Thursday, June 24, 2010

These Losers Aren't Really Losers -- Except at the Box Office


At last I find a sequel-friendly action movie that actually deserves a sequel. So naturally it bombs out at the box office.

No wonder it is so depressing to be a movie critic nowadays.

The funny thing is I did not really expect to like The Losers that much. After all, I started burning out on action movies some time in the late 1990s. I remember sitting through the beginning of John Woo's Face/Off and thinking that the last thing I ever wanted to see was yet another movie in which some dude holds a gun in each hand and fires them both at the same time as if that had never been done before. And that despite the fact that Face/Off was a good movie compared to much of its competition.

And yet this movie won me over. Jeffrey Dean Morgan lived up to the promise he showed in Watchmen and the other guys were great too. Even the villain (played by Jason Patric) was memorable -- though the film's attempt to make a serious political comment by giving the guy an American flag lapel seems more laughable than effective. (Hey, it is not like we have not seen evil C.I.A men in the movies before.)

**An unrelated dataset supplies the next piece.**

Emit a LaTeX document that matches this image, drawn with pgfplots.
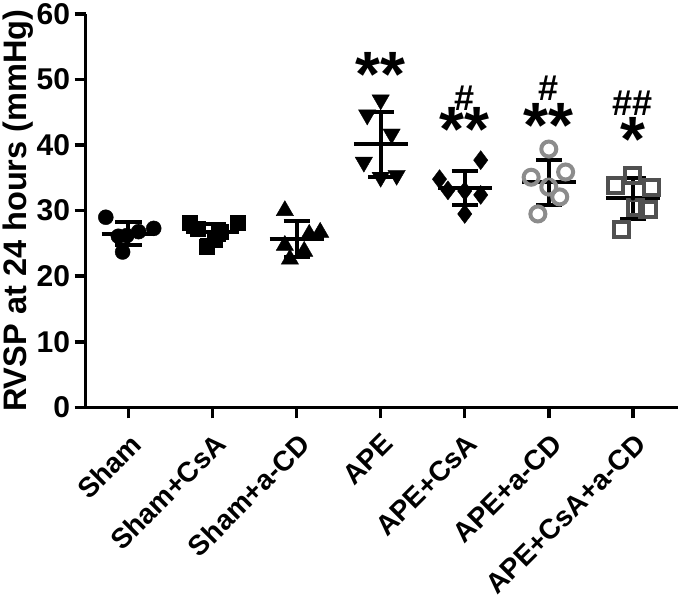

The one sore spot in the movie was the casting of Zoe Saldana as the mysterious woman who intervenes to help the group of ex-military men known as the “Losers” after a mission in South America literally blows up in their face. I usually do not have a problem with Ms. Saldana and I remember liking her well enough in Avatar -- a movie that other people either liked or hated a lot more than me -- but there seemed to be something off about her in this movie. On one hand, she speaks her lines well enough. On the other, she seems awfully thin for a femme fatale superspy -- even taking account of the fact that she originally meets up with the group by posing as a South American b-girl -- a profession not known for its aristocratic physiques. Indeed, she even seems thinner than Rosario Dawson was when she starred in Rent, the Chris Columbus movie musical in which Ms. Dawson played an AIDS-stricken stripper -- though I am hoping for Ms. Saldana's sake that that is just due to a lapse of memory on my part.

Oh, well. The movie ends on an emotionally satisfying note and yet leaves enough loose ends for at least one more sequel. But as I noted above, the film did not do so well at the box office so I guess we will never see that sequel. Instead we will be seeing even more attempts to ape Star Trek, Star Wars, Harry Potter, Twilight and other proven successes. What a pity.